On the eve of this New Year I am grateful that everyone survived the devastating earthquake.  I am grateful for all those who helped others.  I am grateful of the power of community.   I am grateful that with all the adversity that we find in this journey through life that Judaism provides an important perspective – that life is sacred, fragile, unpredictable and all that we can really control are our own actions.  I am grateful that Judaism provides us with a powerful formula in which  we can anchor our approach to life:  Teshuvah, Tefilliah and Tzadakah.

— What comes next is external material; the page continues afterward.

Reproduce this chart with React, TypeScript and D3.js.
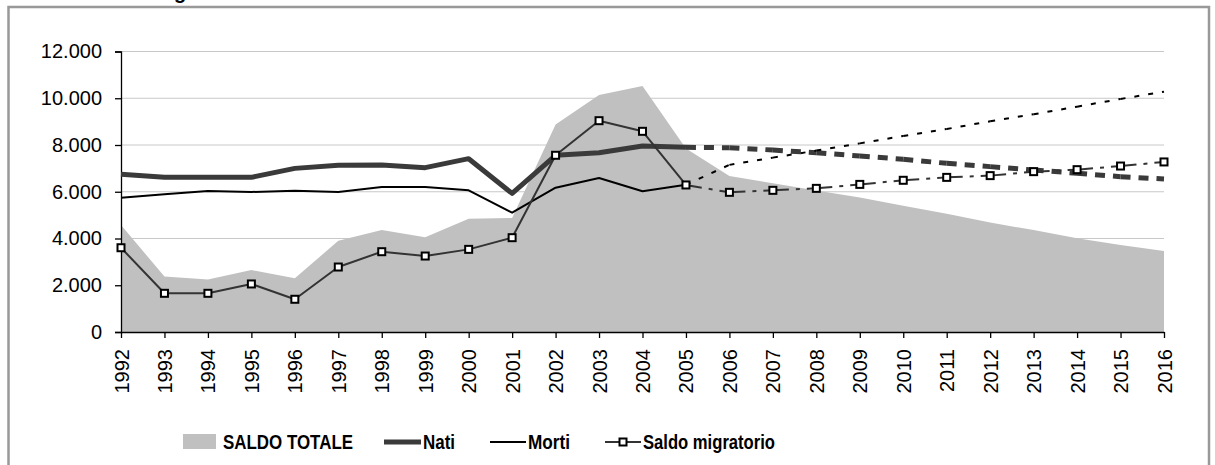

 Ultimately as we know the question is not whether life was good to each of us, but whether we were good to life.  I pray that in the year to come that each of us can deepen our resolve to be good to life, to our loved ones, to our friends, to our community and to all of humanity.  I know that deep down in that core is a tremendous amount of kindness, empathy, compassion and humanity.  Who Shall Live is not the question rather How shall I live is a poignant question that tests each of us, especially when shaken to our core.

Tonight as we enter the New Year 5775 with awe and somewhat shaken, let us resolve to daily remind ourselves that life is sacred, that life is a gift, that life is a blessing.